April 8, 2025

Relationship Banking: The Key to Successful Business Acquisitions

Navigating the Complex World of Small Business Administration (SBA) Lending

The process of acquiring a business through SBA lending can often feel like scaling a barbed wire fence—challenging, potentially painful, but ultimately rewarding when executed properly. In our latest podcast episode, we explored the intricacies of SBA lending with Dan Foley, a business acquisition lending officer from Evolve Bank, who offered invaluable insights into what makes the process successful.

One of the most surprising revelations from our conversation was how much the relationship between the banker and the underwriting team impacts loan approval. At Evolve Bank, a preferred lender with the SBA, the cohesive relationship between departments streamlines the approval process. Unlike many financial institutions where departments work in silos or even adversarially, Evolve's team-oriented approach allows for more flexibility and problem-solving when issues arise. This collaborative environment directly benefits borrowers through faster approvals and more creative solutions to potential roadblocks.

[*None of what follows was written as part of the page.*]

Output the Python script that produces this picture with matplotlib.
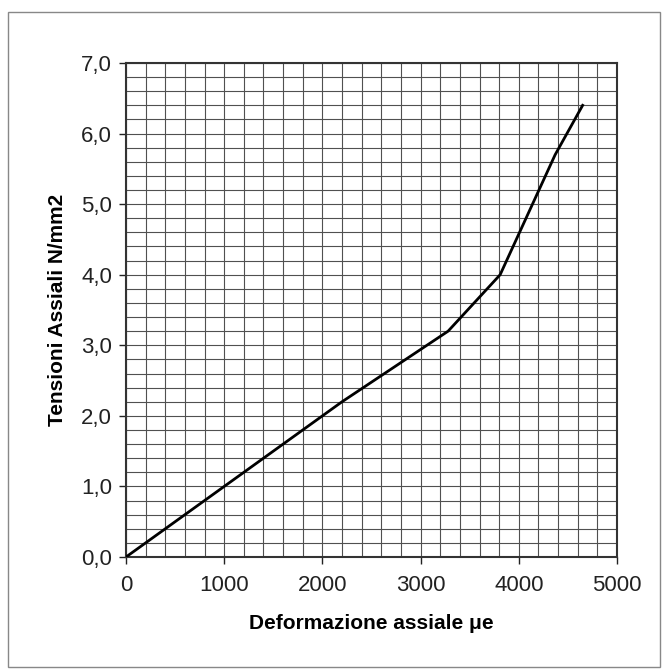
import matplotlib
matplotlib.use("Agg")
import matplotlib.pyplot as plt
from matplotlib.ticker import MultipleLocator, FuncFormatter
from matplotlib.patches import Rectangle

# dati
deformazione = [0, 1000, 2200, 3280, 3810, 4370, 4650]   # micro-epsilon
tensione = [0.0, 1.0, 2.2, 3.2, 4.0, 5.7, 6.4]          # N/mm2

x_ticks = [0, 1000, 2000, 3000, 4000, 5000]
y_ticks = [0, 1, 2, 3, 4, 5, 6, 7]

plt.rcParams['font.family'] = ['Liberation Sans', 'DejaVu Sans']

fig = plt.figure(figsize=(6.67, 6.70), dpi=100)
ax = fig.add_axes([126 / 667, 1 - 557 / 670, (617 - 126) / 667, (557 - 63) / 670])

# cornice esterna
fig.patches.append(Rectangle((8 / 667, 0.005), 652 / 667, 1 - 12 / 670 - 0.005,
                             transform=fig.transFigure, fill=False,
                             edgecolor='#888888', linewidth=1.0))

ax.plot(deformazione, tensione, color='black', linewidth=2.0, zorder=3)

ax.set_xlim(0, 5000)
ax.set_ylim(0, 7)
ax.set_xticks(x_ticks)
ax.set_yticks(y_ticks)
ax.xaxis.set_minor_locator(MultipleLocator(200))
ax.yaxis.set_minor_locator(MultipleLocator(0.2))
ax.yaxis.set_major_formatter(FuncFormatter(lambda v, p: f"{v:.1f}".replace('.', ',')))

ax.grid(True, which='both', color='#505050', linewidth=0.8)
ax.set_axisbelow(True)
ax.tick_params(which='minor', length=0)
ax.tick_params(which='major', length=5, width=1.0, labelsize=16, colors='#222222')
ax.tick_params(axis='y', pad=5)
ax.tick_params(axis='x', pad=8)

for s in ax.spines.values():
    s.set_color('#333333')
    s.set_linewidth(1.5)

ax.set_xlabel("Deformazione assiale μe", fontsize=15, fontweight='bold', labelpad=13)
ax.set_ylabel("Tensioni Assiali N/mm2", fontsize=15, fontweight='bold', labelpad=10)

fig.savefig("out.png", dpi=100)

Another critical insight concerned the importance of comprehensive business plans. Dan described how he's evolved his approach over the years from simply accepting whatever business plan clients submitted to actively helping them craft stronger, more detailed plans. This hands-on approach has dramatically improved approval rates and reduced dropout rates among potential buyers who might otherwise get cold feet after signing purchase agreements. For buyers entering unfamiliar industries, especially those requiring special licensing like HVAC or plumbing businesses, having guidance through this planning process is invaluable.

The conversation highlighted several potential pitfalls that can derail an otherwise promising acquisition. These include earnouts (which SBA doesn't allow), qualification requirements for certain industries, sellers who stay involved too long, and undisclosed prior SBA defaults. One particularly dramatic example involved a seemingly perfect deal that encountered three major obstacles: a mistaken felony charge, unfiled tax returns from the seller, and a previously unknown defaulted SBA loan that required $100,000 additional cash at closing. Despite these challenges, the deal succeeded because of honest communication and swift resolution.

Perhaps most importantly, we explored the timeline expectations for SBA loans. While underwriting typically takes about 60 days once all documents are submitted, the document collection phase beforehand can vary dramatically—from a couple of weeks to several months. This variability depends largely on factors outside the lender's control, such as CPA availability (particularly during tax season) and the buyer's ability to gather necessary financial information. Starting the process too early can actually backfire as documents expire and need to be refreshed, creating a frustrating cycle.

For business buyers, understanding that the SBA lending process isn't just about checking boxes but building relationships can make all the difference. From the initial business plan development through underwriting and closing, having a lender who acts as a partner rather than just a processor creates not only a smoother transaction but potentially a more successful business transition. After all, in business acquisition as in scaling barbed wire fences, sometimes the most important factor is having someone who knows the terrain and is willing to throw their coat over the sharp edges for you.